First, the NY Times printed a recent study done by the Evan B. Donaldson Adoption Institute. The study focused on transracial adoption and discouraged the practice. Russell Moore wrote a brilliant and Biblically accurate response to the study in his blog post Transracial Adoption, the Gospel, and You. You will also find a link to the study in his post.
Second is yet another gem from the pen (digitally speaking) of Dr. Russell Moore. I first read Beyond a Veggie Tales Gospel: Why We Must Preach Christ from Every Text in the Spring edition of Southern Seminary’s magazine The Tie. If you have a high-speed Internet connection and want to download the entire magazine then clickhere. Here is the article’s opening two paragraphs:
Have you ever seen the episode of Veggie Tales in which the main characters are martyred by anti-Christian terrorists? You know, the one in which Bell Z. Bulb, the giant garlic demon, and Nero Caesar Salad, the tyrannical vegetable dictator, take on the heroes for their faith in Christ. Remember how it ends? Remember the cold dead eyes of Larry the cucumber behind glass, pickled for the sake of the Gospel? Remember Bob the tomato, all that remained was ketchup and seeds?

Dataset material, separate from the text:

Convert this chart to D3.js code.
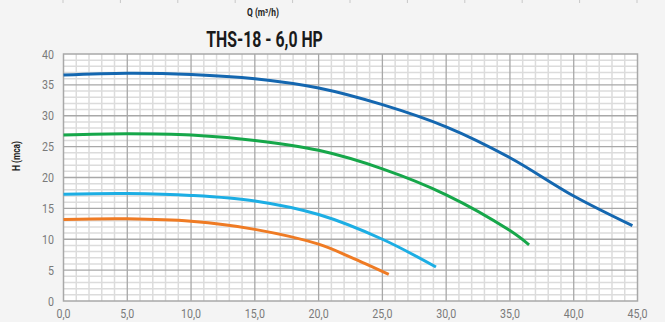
<!DOCTYPE html>
<html><head><meta charset="utf-8">
<script src="https://cdn.jsdelivr.net/npm/d3@7"></script>
<style>
html,body{margin:0;padding:0;background:#f4f4f4;}
svg{display:block;}
text{font-family:"Roboto","Liberation Sans",sans-serif;}
</style></head>
<body><svg id="c" width="665" height="322"></svg>
<script>
const title = "THS-18 - 6,0 HP";
const xLabel = "Q (m³/h)";
const yLabel = "H (mca)";
const xTicks = [0,5,10,15,20,25,30,35,40,45];
const yTicks = [0,5,10,15,20,25,30,35,40];
const seriesNames = ["blue","green","lightblue","orange"];
const seriesColors = ["#1467b0","#16a74a","#1caee4","#ef7b24"];
const blueQ = [0,5,10,15,20,25,30,35,40,44.6];
const blueH = [36.6,36.9,36.7,36.0,34.5,31.8,28.2,23.2,17.0,12.2];
const greenQ = [0,5,10,15,20,25,30,35,36.5];
const greenH = [26.9,27.1,26.9,26.0,24.4,21.4,17.2,11.4,9.1];
const lblueQ = [0,5,10,15,20,25,29.2];
const lblueH = [17.3,17.4,17.1,16.2,14.0,10.0,5.5];
const orangeQ = [0,5,10,15,20,22.5,25.5];
const orangeH = [13.2,13.3,12.9,11.6,9.2,7.1,4.3];
const seriesQ = [blueQ,greenQ,lblueQ,orangeQ];
const seriesH = [blueH,greenH,lblueH,orangeH];

const svg = d3.select("#c");
const L=63.5, R=637.5, T=54, B=301;
const x = d3.scaleLinear().domain([0,45]).range([L,R]);
const y = d3.scaleLinear().domain([0,40]).range([B,T]);

const topScale = d3.scaleLinear().domain([0,10]).range([63,637]);
svg.append("g").selectAll("line").data(d3.range(0,11)).join("line")
  .attr("x1",d=>topScale(d)).attr("x2",d=>topScale(d)).attr("y1",0).attr("y2",3)
  .attr("stroke","#c8c8c8").attr("stroke-width",1);

svg.append("rect").attr("x",L).attr("y",T).attr("width",R-L).attr("height",B-T).attr("fill","#fff");

const g = svg.append("g");
g.selectAll(".vx").data(d3.range(1,45).filter(d=>d%5)).join("line")
  .attr("x1",d=>x(d)).attr("x2",d=>x(d)).attr("y1",T).attr("y2",B)
  .attr("stroke","#dcdcdc").attr("stroke-width",1.5);
g.selectAll(".hy").data(d3.range(1,40).filter(d=>d%5)).join("line")
  .attr("y1",d=>y(d)).attr("y2",d=>y(d)).attr("x1",L).attr("x2",R)
  .attr("stroke","#dcdcdc").attr("stroke-width",1.5);
g.selectAll(".VX").data(xTicks.slice(1,-1)).join("line")
  .attr("x1",d=>x(d)).attr("x2",d=>x(d)).attr("y1",T).attr("y2",B)
  .attr("stroke","#a8a8a8").attr("stroke-width",1.3);
g.selectAll(".HY").data(yTicks.slice(1,-1)).join("line")
  .attr("y1",d=>y(d)).attr("y2",d=>y(d)).attr("x1",L).attr("x2",R)
  .attr("stroke","#a8a8a8").attr("stroke-width",1.3);
g.append("rect").attr("x",L).attr("y",T).attr("width",R-L).attr("height",B-T)
  .attr("fill","none").attr("stroke","#a8a8a8").attr("stroke-width",1.5);

const SX = 0.82;
const fmt = d=>d3.format(".1f")(d).replace(".",",");
svg.append("g").selectAll("text").data(xTicks).join("text")
  .attr("transform",d=>`translate(${x(d)},318) scale(${SX},1)`).attr("text-anchor","middle")
  .attr("font-size",13).attr("fill","#7a7a7a").text(fmt);
svg.append("g").selectAll("text").data(yTicks).join("text")
  .attr("transform",d=>`translate(54,${y(d)+4.5}) scale(${SX},1)`).attr("text-anchor","end")
  .attr("font-size",13).attr("fill","#7a7a7a").text(d=>d);

const line = d3.line().curve(d3.curveCatmullRom.alpha(0.5)).x(d=>x(d[0])).y(d=>y(d[1]));
seriesNames.forEach((n,i)=>{
  const pts = seriesQ[i].map((q,j)=>[q,seriesH[i][j]]);
  svg.append("path").attr("d",line(pts)).attr("fill","none")
    .attr("stroke",seriesColors[i]).attr("stroke-width",3).attr("stroke-linecap","butt");
});

svg.append("text").attr("transform","translate(264.5,47) scale(0.72,1)").attr("text-anchor","middle")
  .attr("font-size",22).attr("font-weight","bold").attr("fill","#1a1a1a").text(title);
svg.append("text").attr("transform","translate(263,16) scale(0.8,1)").attr("text-anchor","middle")
  .attr("font-size",10.5).attr("font-weight","bold").attr("fill","#222").text(xLabel);
svg.append("text").attr("transform","translate(19.5,156) rotate(-90) scale(0.8,1)").attr("text-anchor","middle")
  .attr("font-size",10.5).attr("font-weight","bold").attr("fill","#222").text(yLabel);
</script></body></html>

No, of course you don’t remember this episode. It doesn’t exist–and it never will. Such a concept would be rejected out of hand by the creative minds behind the popular children’s program, and the evangelical video-buying public wouldn’t hand over the cash to buy such a product. It would be considered too disturbing, too dark, for children. Instead, the Veggie Tales episodes we’ve all seen are bloodless. They take biblical stories, and biblical characters, but they mine the narrative for abstractions–timeless moral truths that can help children to be kinder, gentler, and more honest. There’s almost nothing in any episode that isn’t true. But what’s missing is Jesus.
Once you have ruminatively read those two articles, click on the following link and listen to an interesting conversationbewteen Al Mohler and Keith and Kristyn Getty. To use Mohler’s own words, the Gettys, along with Stuart Townend:
have been at the forefront of a renaissance in robust theological hymnody among evangelicals both in America and the United Kingdom.
Oh, to see the dawn
Of the darkest day:
Christ on the road to Calvary.
Tried by sinful men,
Torn and beaten, then
Nailed to a cross of wood.
This, the pow’r of the cross:
Christ became sin for us;
Took the blame, bore the wrath—
We stand forgiven at the cross.
Mohler and the Gettys discuss music’s role in worship, and how they came to be used of God in writing and singing “robust theological hymns”.
My fourth and final recommendation for some weekend reading and listening is another Al Mohler program. Back in April Dr. Mohler reviewed the popular book “The Shack”. If you are interested in reading that book, or if people are asking you about it this would be an excellent resource for you. The book sounds like heresy to me. Whether or not you have read it, listen to Mohler’s review.
If you listen to Mohler’s programs you may want to skip until the 11:00 minute mark, otherwise you will hear his review and commentary on the news. That is always good stuff as well, but it’s all old news by now.
I hope you take the time to read the linked articles and listen to the programs. You do not have to be a pastor to benefit from the above material; it’s all good stuff.